[Collected data]

—————

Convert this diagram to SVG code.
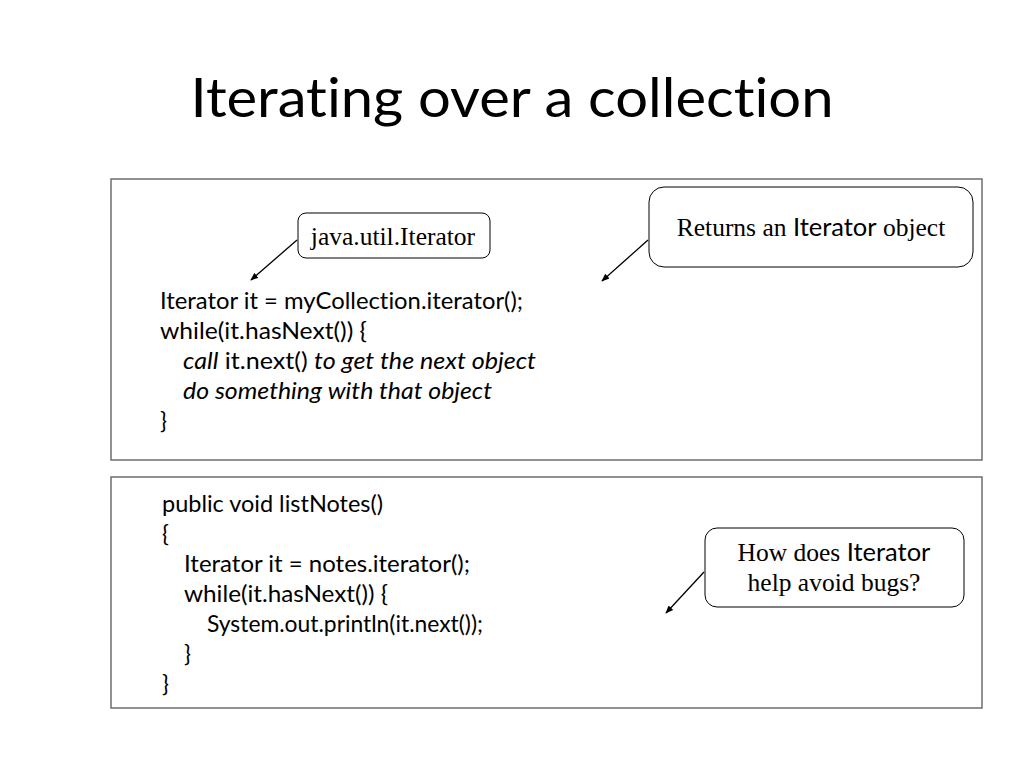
<svg xmlns="http://www.w3.org/2000/svg" width="1024" height="768" viewBox="0 0 1024 768">
<defs>
<marker id="ah" viewBox="0 0 10 10" refX="9" refY="5" markerWidth="8" markerHeight="8" orient="auto" markerUnits="userSpaceOnUse">
<path d="M0,1 L10,5 L0,9 z" fill="#000"/>
</marker>
<style>
text{font-variant-ligatures:none}
.title{font-family:Lato,"Liberation Sans",sans-serif;font-size:55px;fill:#000}
.code{font-family:Lato,"Liberation Sans",sans-serif;font-size:23px;fill:#000}
.it{font-style:italic}
.panel{fill:#fff;stroke:#6e6e6e;stroke-width:1.5}
.callout{fill:#fff;stroke:#000;stroke-width:1}
.serif{font-family:"Liberation Serif",serif;font-size:25.5px;fill:#000}
.sans{font-family:Lato,"Liberation Sans",sans-serif}
.conn{stroke:#000;stroke-width:1.3;fill:none}
</style>
</defs>
<rect width="1024" height="768" fill="#fff"/>
<text class="title" x="512" y="117" text-anchor="middle" textLength="643" lengthAdjust="spacingAndGlyphs">Iterating over a collection</text>

<g id="panel1">
<rect class="panel" x="111" y="179" width="871" height="281"/>
<text class="code" x="160" y="309" textLength="363" lengthAdjust="spacingAndGlyphs">Iterator it = myCollection.iterator();</text>
<text class="code" x="160" y="339" textLength="207" lengthAdjust="spacingAndGlyphs">while(it.hasNext()) {</text>
<text class="code" x="183" y="369" textLength="353" lengthAdjust="spacingAndGlyphs"><tspan class="it">call</tspan> it.next() <tspan class="it">to get the next object</tspan></text>
<text class="code it" x="183" y="399" textLength="309" lengthAdjust="spacingAndGlyphs">do something with that object</text>
<text class="code" x="160" y="429">}</text>
</g>

<g id="panel2">
<rect class="panel" x="111" y="477" width="871" height="231"/>
<text class="code" x="162" y="512" textLength="221" lengthAdjust="spacingAndGlyphs">public void listNotes()</text>
<text class="code" x="162" y="542">{</text>
<text class="code" x="184" y="572" textLength="286" lengthAdjust="spacingAndGlyphs">Iterator it = notes.iterator();</text>
<text class="code" x="184" y="602" textLength="204" lengthAdjust="spacingAndGlyphs">while(it.hasNext()) {</text>
<text class="code" x="207" y="632" textLength="276" lengthAdjust="spacingAndGlyphs">System.out.println(it.next());</text>
<text class="code" x="184" y="662">}</text>
<text class="code" x="162" y="692">}</text>
</g>

<g id="callout-iterator">
<rect class="callout" x="298" y="213" width="192" height="45" rx="8"/>
<text class="serif" x="393" y="245" text-anchor="middle">java.util.Iterator</text>
</g>

<g id="callout-returns">
<rect class="callout" x="649" y="187" width="324" height="80" rx="15"/>
<text class="serif" x="811" y="236" text-anchor="middle">Returns an <tspan class="sans">Iterator</tspan> object</text>
</g>

<g id="callout-bugs">
<rect class="callout" x="705" y="528" width="259" height="79" rx="12"/>
<text class="serif" x="834" y="561" text-anchor="middle">How does <tspan class="sans">Iterator</tspan></text>
<text class="serif" x="834" y="591" text-anchor="middle">help avoid bugs?</text>
</g>

<g id="connectors">
<line class="conn" x1="297" y1="240" x2="251" y2="280" marker-end="url(#ah)"/>
<line class="conn" x1="648" y1="240" x2="602" y2="281" marker-end="url(#ah)"/>
<line class="conn" x1="704" y1="572" x2="666" y2="613" marker-end="url(#ah)"/>
</g>
</svg>
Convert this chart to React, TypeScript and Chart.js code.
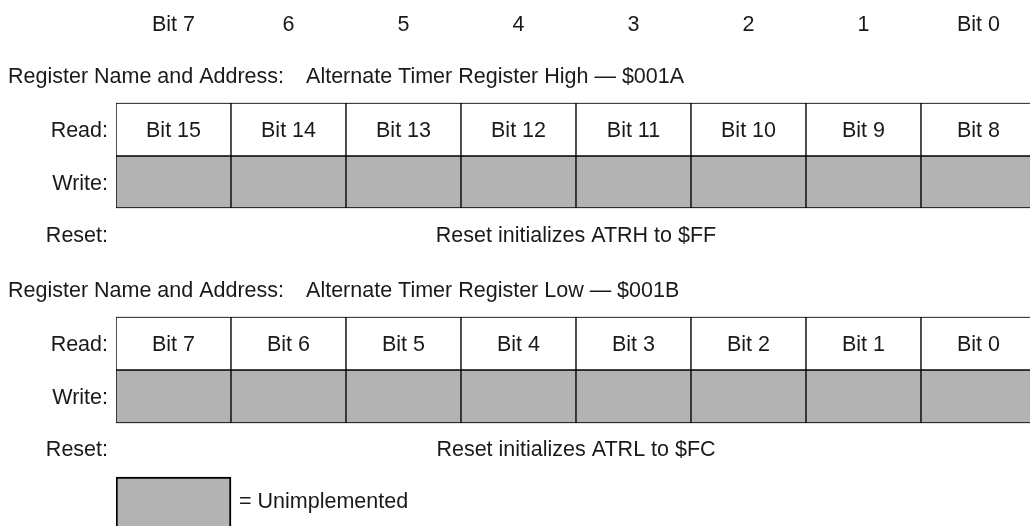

—————

■ **Task goal**
Write out the entries above word for word. Do not include the pictures.

■ **Task response**
Convert this diagram to SVG code.
<svg xmlns="http://www.w3.org/2000/svg" width="1024" height="768" viewBox="0 0 1024 768">
<defs>
<marker id="ah" viewBox="0 0 10 10" refX="9" refY="5" markerWidth="8" markerHeight="8" orient="auto" markerUnits="userSpaceOnUse">
<path d="M0,1 L10,5 L0,9 z" fill="#000"/>
</marker>
<style>
text{font-variant-ligatures:none}
.title{font-family:Lato,"Liberation Sans",sans-serif;font-size:55px;fill:#000}
.code{font-family:Lato,"Liberation Sans",sans-serif;font-size:23px;fill:#000}
.it{font-style:italic}
.panel{fill:#fff;stroke:#6e6e6e;stroke-width:1.5}
.callout{fill:#fff;stroke:#000;stroke-width:1}
.serif{font-family:"Liberation Serif",serif;font-size:25.5px;fill:#000}
.sans{font-family:Lato,"Liberation Sans",sans-serif}
.conn{stroke:#000;stroke-width:1.3;fill:none}
</style>
</defs>
<rect width="1024" height="768" fill="#fff"/>
<text class="title" x="512" y="117" text-anchor="middle" textLength="643" lengthAdjust="spacingAndGlyphs">Iterating over a collection</text>

<g id="panel1">
<rect class="panel" x="111" y="179" width="871" height="281"/>
<text class="code" x="160" y="309" textLength="363" lengthAdjust="spacingAndGlyphs">Iterator it = myCollection.iterator();</text>
<text class="code" x="160" y="339" textLength="207" lengthAdjust="spacingAndGlyphs">while(it.hasNext()) {</text>
<text class="code" x="183" y="369" textLength="353" lengthAdjust="spacingAndGlyphs"><tspan class="it">call</tspan> it.next() <tspan class="it">to get the next object</tspan></text>
<text class="code it" x="183" y="399" textLength="309" lengthAdjust="spacingAndGlyphs">do something with that object</text>
<text class="code" x="160" y="429">}</text>
</g>

<g id="panel2">
<rect class="panel" x="111" y="477" width="871" height="231"/>
<text class="code" x="162" y="512" textLength="221" lengthAdjust="spacingAndGlyphs">public void listNotes()</text>
<text class="code" x="162" y="542">{</text>
<text class="code" x="184" y="572" textLength="286" lengthAdjust="spacingAndGlyphs">Iterator it = notes.iterator();</text>
<text class="code" x="184" y="602" textLength="204" lengthAdjust="spacingAndGlyphs">while(it.hasNext()) {</text>
<text class="code" x="207" y="632" textLength="276" lengthAdjust="spacingAndGlyphs">System.out.println(it.next());</text>
<text class="code" x="184" y="662">}</text>
<text class="code" x="162" y="692">}</text>
</g>

<g id="callout-iterator">
<rect class="callout" x="298" y="213" width="192" height="45" rx="8"/>
<text class="serif" x="393" y="245" text-anchor="middle">java.util.Iterator</text>
</g>

<g id="callout-returns">
<rect class="callout" x="649" y="187" width="324" height="80" rx="15"/>
<text class="serif" x="811" y="236" text-anchor="middle">Returns an <tspan class="sans">Iterator</tspan> object</text>
</g>

<g id="callout-bugs">
<rect class="callout" x="705" y="528" width="259" height="79" rx="12"/>
<text class="serif" x="834" y="561" text-anchor="middle">How does <tspan class="sans">Iterator</tspan></text>
<text class="serif" x="834" y="591" text-anchor="middle">help avoid bugs?</text>
</g>

<g id="connectors">
<line class="conn" x1="297" y1="240" x2="251" y2="280" marker-end="url(#ah)"/>
<line class="conn" x1="648" y1="240" x2="602" y2="281" marker-end="url(#ah)"/>
<line class="conn" x1="704" y1="572" x2="666" y2="613" marker-end="url(#ah)"/>
</g>
</svg>
Convert this chart to React, TypeScript and Chart.js code.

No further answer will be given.